- INSTRUCTIONS TO FOLLOW: Reproduce the listing below from the line with "Rebuild this chart" to the line with "plt.rcParams['font.family'] = ['Liberation", both lines included, character for character, minus any pictures.

[Charts and diagrams as code]
※ ※ ※

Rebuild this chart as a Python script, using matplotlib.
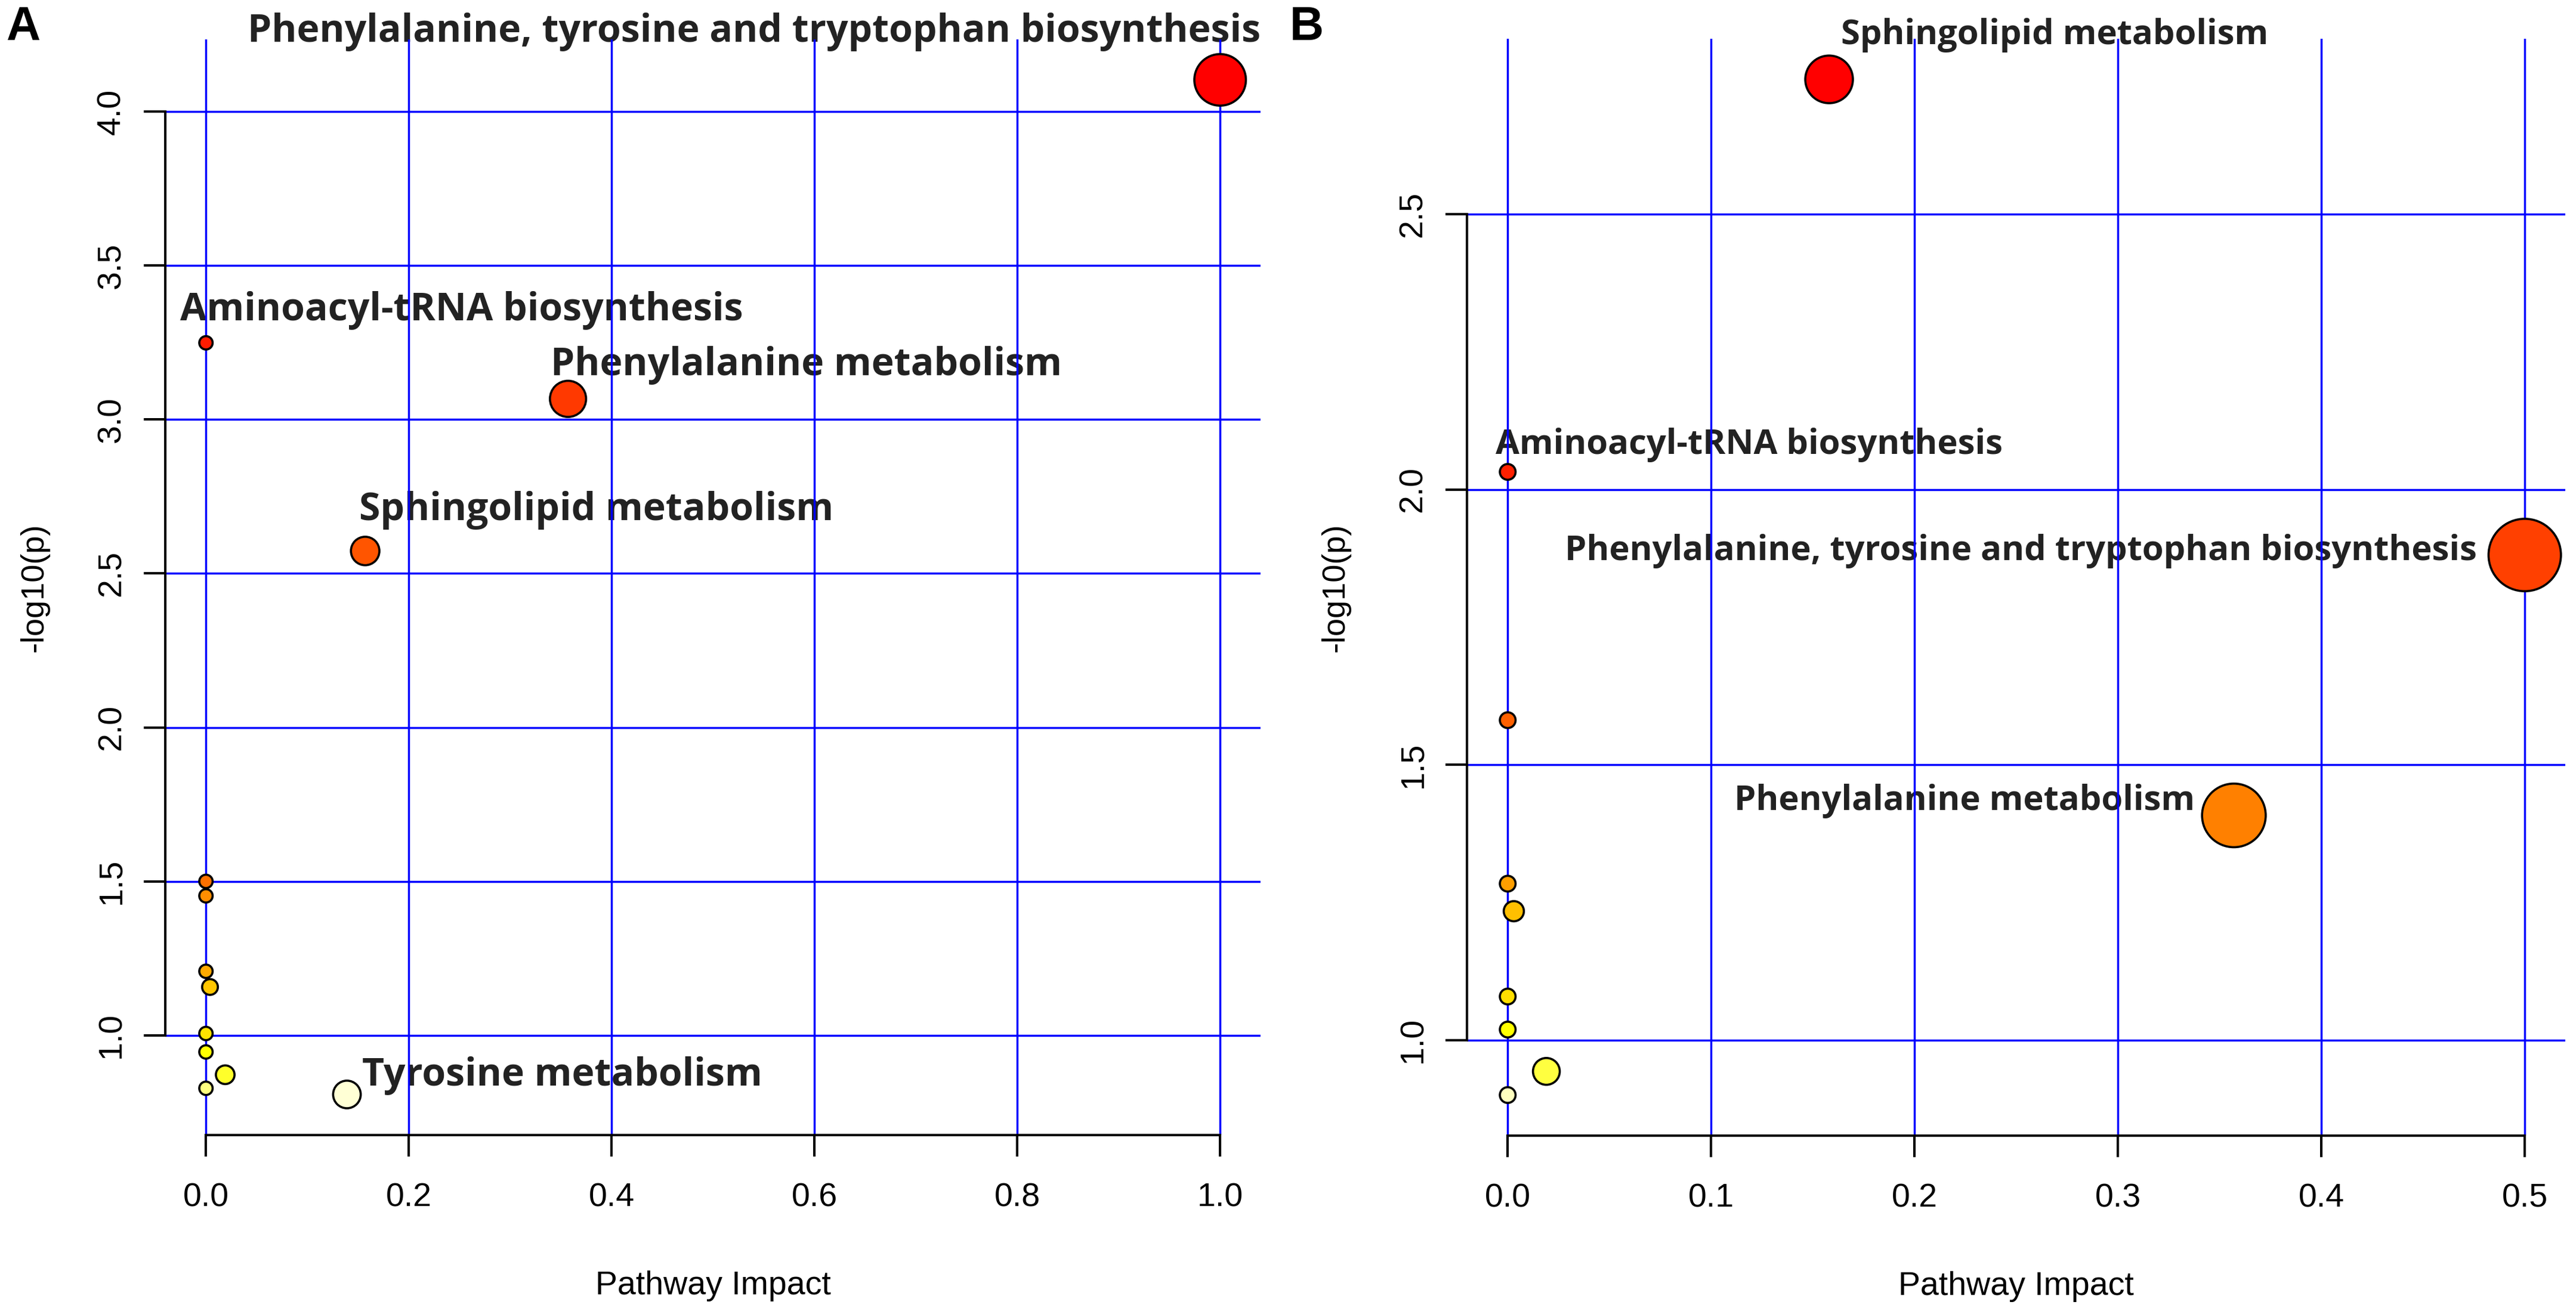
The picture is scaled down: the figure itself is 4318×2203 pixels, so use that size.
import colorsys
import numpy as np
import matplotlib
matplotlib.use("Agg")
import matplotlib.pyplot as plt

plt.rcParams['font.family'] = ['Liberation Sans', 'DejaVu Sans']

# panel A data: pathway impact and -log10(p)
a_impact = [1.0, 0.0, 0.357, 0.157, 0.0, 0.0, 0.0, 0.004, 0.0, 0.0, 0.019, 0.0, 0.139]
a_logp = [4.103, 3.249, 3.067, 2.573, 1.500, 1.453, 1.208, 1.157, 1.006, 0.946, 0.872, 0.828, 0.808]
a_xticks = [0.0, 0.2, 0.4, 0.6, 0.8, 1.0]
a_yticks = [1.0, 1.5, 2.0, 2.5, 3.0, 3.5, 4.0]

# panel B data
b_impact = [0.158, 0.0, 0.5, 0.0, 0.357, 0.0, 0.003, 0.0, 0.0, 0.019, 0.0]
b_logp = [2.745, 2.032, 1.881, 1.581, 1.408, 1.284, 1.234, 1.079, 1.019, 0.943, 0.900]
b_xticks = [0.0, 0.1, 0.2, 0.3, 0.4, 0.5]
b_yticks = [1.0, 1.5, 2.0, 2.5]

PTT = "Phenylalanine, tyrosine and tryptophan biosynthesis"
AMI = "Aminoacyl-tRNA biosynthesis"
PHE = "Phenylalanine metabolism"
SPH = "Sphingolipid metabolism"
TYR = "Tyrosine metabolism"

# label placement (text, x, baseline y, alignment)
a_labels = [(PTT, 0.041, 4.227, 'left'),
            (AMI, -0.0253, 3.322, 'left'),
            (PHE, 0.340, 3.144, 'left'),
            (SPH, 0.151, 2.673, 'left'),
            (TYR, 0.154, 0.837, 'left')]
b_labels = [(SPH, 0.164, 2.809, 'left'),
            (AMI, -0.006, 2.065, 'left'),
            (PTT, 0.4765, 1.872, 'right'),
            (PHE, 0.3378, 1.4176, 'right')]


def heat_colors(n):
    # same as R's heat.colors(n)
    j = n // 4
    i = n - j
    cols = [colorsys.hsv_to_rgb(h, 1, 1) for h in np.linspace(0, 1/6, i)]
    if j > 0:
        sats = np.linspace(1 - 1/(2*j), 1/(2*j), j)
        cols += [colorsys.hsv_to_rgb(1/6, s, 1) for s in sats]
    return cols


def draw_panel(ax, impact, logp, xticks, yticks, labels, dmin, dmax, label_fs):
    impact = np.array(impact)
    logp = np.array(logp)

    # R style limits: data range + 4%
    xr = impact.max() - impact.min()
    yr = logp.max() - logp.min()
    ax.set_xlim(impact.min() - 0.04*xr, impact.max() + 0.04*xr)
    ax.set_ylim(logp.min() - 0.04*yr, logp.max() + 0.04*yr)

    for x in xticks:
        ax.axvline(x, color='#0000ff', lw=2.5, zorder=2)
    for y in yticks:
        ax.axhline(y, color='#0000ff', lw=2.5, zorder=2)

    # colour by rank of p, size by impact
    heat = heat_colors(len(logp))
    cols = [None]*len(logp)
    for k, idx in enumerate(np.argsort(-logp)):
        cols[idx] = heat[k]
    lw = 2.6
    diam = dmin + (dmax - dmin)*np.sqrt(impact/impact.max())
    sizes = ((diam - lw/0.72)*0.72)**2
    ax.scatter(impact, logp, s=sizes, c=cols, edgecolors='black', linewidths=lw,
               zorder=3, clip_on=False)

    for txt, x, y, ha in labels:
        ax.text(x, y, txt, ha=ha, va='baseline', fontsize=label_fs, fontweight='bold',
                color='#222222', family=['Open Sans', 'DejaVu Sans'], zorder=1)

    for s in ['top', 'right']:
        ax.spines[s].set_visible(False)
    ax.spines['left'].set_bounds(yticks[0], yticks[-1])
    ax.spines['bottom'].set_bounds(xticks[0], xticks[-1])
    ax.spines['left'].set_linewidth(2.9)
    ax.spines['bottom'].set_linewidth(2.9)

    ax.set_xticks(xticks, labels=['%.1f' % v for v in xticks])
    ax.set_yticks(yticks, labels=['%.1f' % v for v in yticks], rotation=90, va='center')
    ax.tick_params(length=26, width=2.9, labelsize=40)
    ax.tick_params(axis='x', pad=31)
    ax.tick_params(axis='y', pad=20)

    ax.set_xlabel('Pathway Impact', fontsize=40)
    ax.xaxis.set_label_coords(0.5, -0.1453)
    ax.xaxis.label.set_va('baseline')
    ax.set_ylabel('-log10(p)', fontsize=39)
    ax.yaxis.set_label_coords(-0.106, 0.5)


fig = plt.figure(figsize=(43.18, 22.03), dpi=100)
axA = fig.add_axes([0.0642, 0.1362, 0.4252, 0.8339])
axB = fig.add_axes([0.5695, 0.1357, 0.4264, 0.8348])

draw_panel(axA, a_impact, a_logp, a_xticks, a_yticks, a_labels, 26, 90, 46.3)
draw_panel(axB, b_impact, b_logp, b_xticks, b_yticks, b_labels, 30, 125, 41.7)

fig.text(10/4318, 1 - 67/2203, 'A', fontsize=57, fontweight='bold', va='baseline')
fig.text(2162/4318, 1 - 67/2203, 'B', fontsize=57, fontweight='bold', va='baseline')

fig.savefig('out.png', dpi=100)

※ ※ ※

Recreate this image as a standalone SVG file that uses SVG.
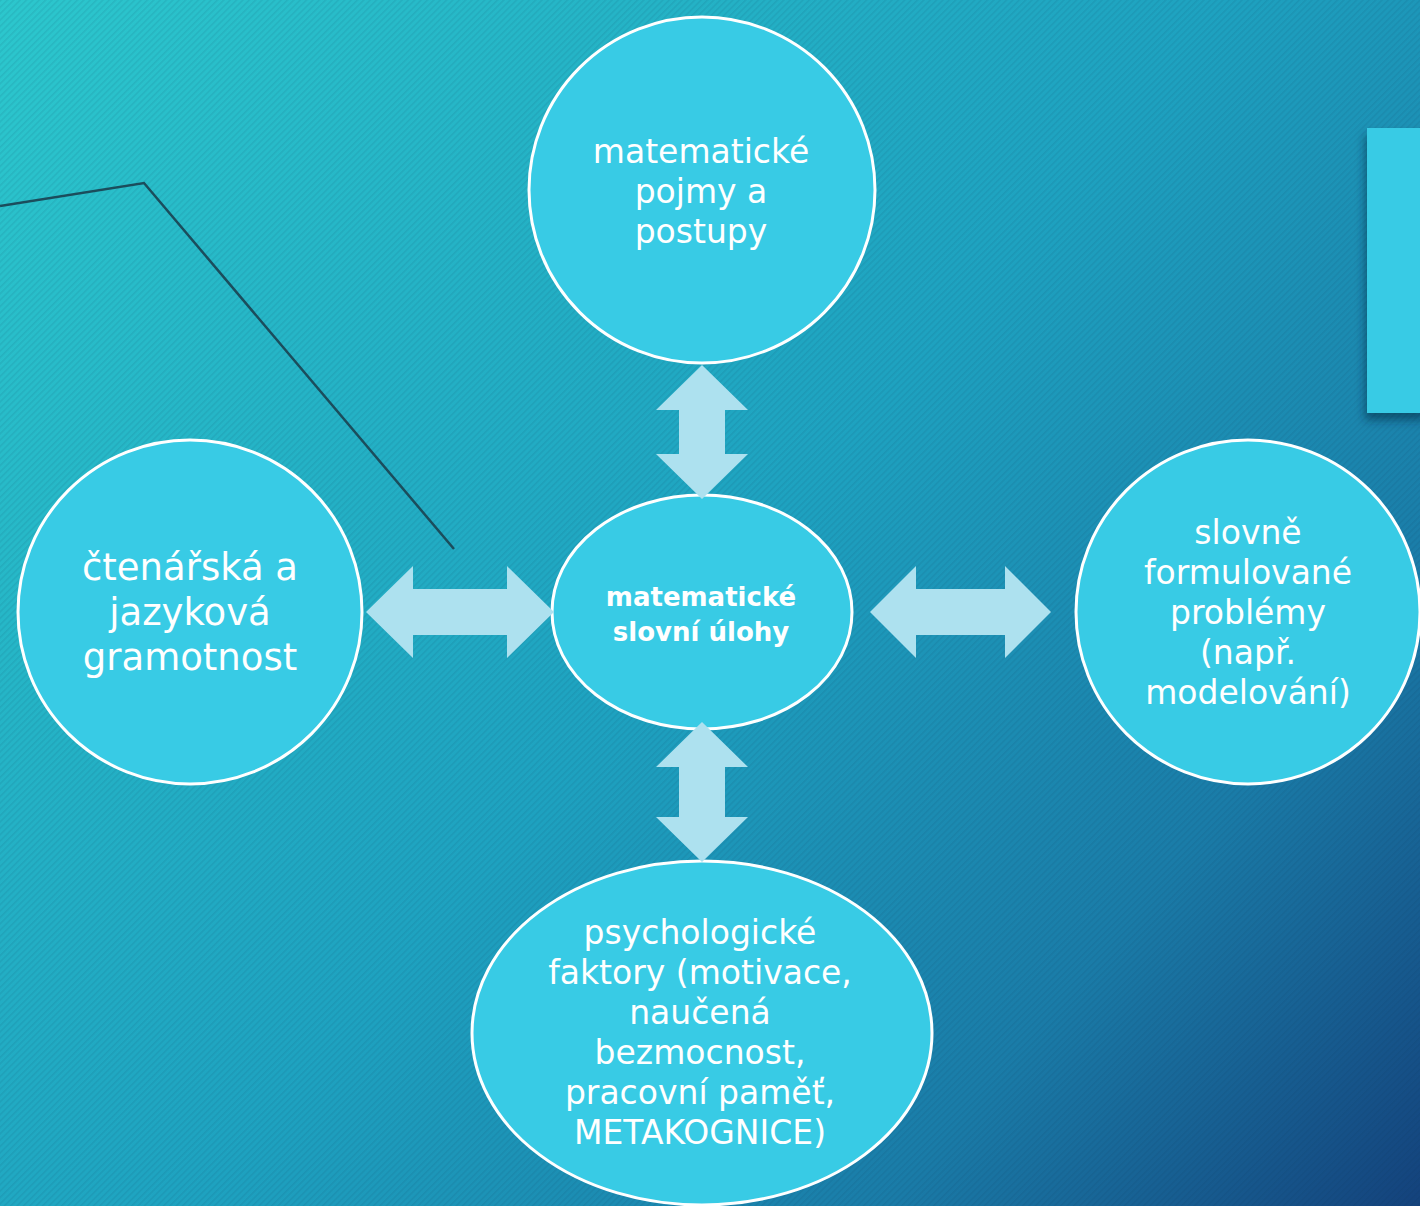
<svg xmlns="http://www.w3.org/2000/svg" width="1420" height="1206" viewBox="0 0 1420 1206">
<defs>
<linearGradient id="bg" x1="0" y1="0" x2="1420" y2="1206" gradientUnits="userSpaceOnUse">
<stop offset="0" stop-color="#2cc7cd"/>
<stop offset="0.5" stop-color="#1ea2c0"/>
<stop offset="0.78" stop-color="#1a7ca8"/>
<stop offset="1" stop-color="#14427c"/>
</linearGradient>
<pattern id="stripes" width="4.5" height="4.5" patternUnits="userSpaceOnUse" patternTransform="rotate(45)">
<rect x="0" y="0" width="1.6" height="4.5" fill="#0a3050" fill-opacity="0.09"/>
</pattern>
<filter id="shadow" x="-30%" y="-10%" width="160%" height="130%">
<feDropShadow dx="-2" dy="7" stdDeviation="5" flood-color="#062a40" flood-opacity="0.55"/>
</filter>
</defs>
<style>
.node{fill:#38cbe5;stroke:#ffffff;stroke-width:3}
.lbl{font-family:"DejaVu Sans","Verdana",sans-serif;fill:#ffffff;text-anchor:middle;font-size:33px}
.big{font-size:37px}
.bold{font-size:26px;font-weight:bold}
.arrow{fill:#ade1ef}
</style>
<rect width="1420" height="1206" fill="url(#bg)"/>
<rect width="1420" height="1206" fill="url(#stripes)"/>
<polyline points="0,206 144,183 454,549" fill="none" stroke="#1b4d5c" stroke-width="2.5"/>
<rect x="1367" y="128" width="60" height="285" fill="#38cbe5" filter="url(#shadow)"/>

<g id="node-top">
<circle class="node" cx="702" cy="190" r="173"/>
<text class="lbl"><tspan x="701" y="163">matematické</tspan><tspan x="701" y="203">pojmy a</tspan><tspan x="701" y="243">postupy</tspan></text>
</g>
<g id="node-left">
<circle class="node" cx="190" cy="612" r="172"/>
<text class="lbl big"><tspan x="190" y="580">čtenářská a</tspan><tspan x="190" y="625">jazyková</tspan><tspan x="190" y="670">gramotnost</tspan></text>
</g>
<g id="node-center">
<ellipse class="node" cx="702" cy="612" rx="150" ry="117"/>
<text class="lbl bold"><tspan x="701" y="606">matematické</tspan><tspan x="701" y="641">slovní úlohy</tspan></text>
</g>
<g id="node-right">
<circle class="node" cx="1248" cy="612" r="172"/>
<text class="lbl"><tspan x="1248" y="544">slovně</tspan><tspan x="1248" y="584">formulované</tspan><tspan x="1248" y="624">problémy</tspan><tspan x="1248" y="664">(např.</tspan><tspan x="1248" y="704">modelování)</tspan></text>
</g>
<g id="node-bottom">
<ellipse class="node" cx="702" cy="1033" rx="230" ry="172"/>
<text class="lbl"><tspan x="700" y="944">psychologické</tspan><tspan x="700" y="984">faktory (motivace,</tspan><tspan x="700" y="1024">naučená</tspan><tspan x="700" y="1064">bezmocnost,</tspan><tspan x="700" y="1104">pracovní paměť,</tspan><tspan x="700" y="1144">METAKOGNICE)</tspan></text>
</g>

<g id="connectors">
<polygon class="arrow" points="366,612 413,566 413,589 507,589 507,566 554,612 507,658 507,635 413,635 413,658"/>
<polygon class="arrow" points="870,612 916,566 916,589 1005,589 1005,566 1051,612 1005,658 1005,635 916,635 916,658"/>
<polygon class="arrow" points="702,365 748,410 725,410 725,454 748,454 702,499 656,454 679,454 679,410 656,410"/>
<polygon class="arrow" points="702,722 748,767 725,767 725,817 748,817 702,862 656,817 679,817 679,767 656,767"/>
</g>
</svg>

※ ※ ※

- ANSWER TO THIS TASK:
Rebuild this chart as a Python script, using matplotlib.
The picture is scaled down: the figure itself is 4318×2203 pixels, so use that size.
import colorsys
import numpy as np
import matplotlib
matplotlib.use("Agg")
import matplotlib.pyplot as plt

plt.rcParams['font.family'] = ['Liberation Sans', 'DejaVu Sans']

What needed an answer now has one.